Blur defined the term 'Britpop', providing a soundtrack for the Nineties Cool Britannia movement. Racking up hit upon hit, the Essex quartet - led by Damon Albarn - became a permanent fixture on the charts, ultimately leading to an ugly, with their Northern counterparts Oasis in the race to become the UK's premier band. Yet, when the flames of Britpop ultimately cooled, Blur proved capable of surprising reinvention, embracing new sounds and textures to keep themselves one step ahead of a pop scene they helped invent. More than twenty years later, they continue to do so. Explores the history and debunks the myths around the band formerly known as Seymour: from their art school origins at London's Goldsmith College to the multi-million selling success of Modern Life Is Rubbish, Parklife and The Great Escape. The darker hues of Blur, 13 and 2003's Think Tank - an album that led to the ill-tempered exit of Blur's guitarist Graham Coxon - only to see his return five years later for a reunion tour marked by a triumphant headline appearance at 2009's Glastonbury festival.

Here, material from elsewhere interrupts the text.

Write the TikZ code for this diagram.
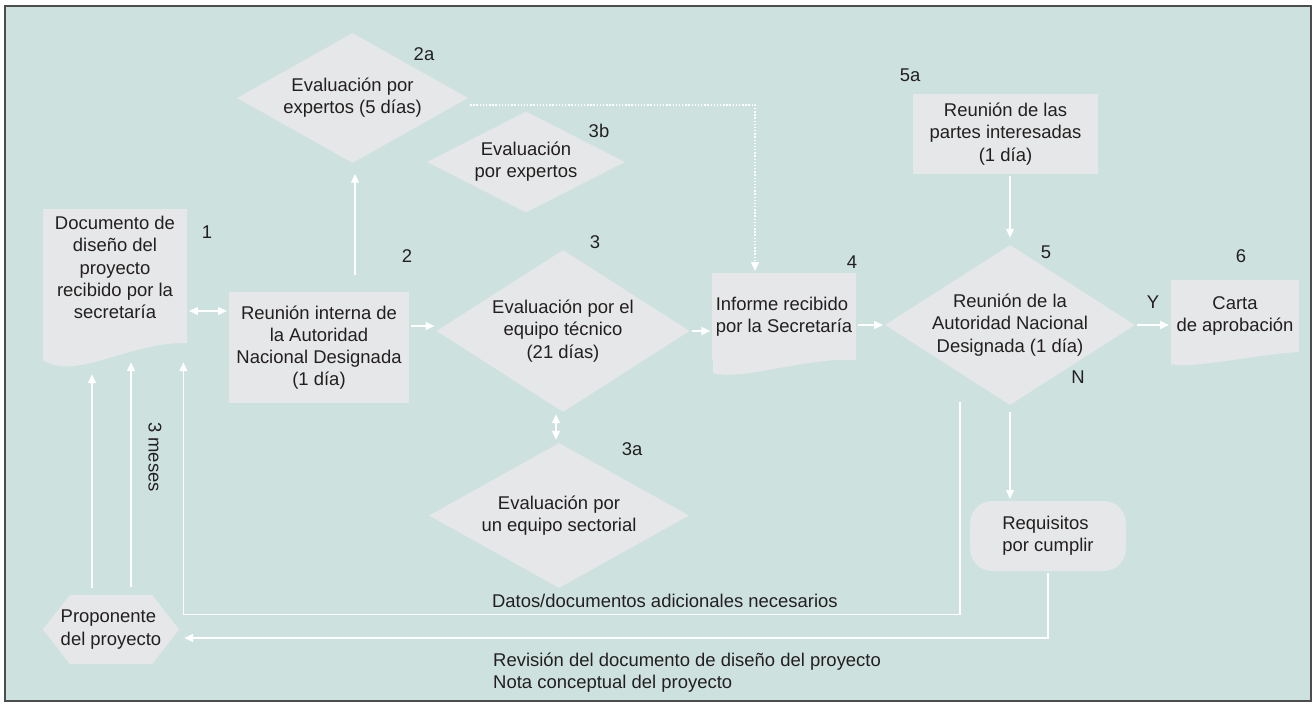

Delves into every detail of Blur's pock-marked history, also shedding new light on the group's various solo activities, including Damon Albarn's experiments with Gorillaz and Graham Coxon's one man assault on the indie charts. Featuring new interviews with Blur's collaborators, Britpop rivals and friends, as well as rare photographs and a full up-to-date discography, this is the definitive biography of one of the UK's most beloved bands.
About the Author
Martin Power has worked as a journalist for over 15 years and written well-received biographies on David Sylvian, Aerosmith, Queen, Shane McGowan, Manic Street Preachers, Jeff Beck and Pearl Jam - all published by Omnibus Press. He has lived in North London all his life.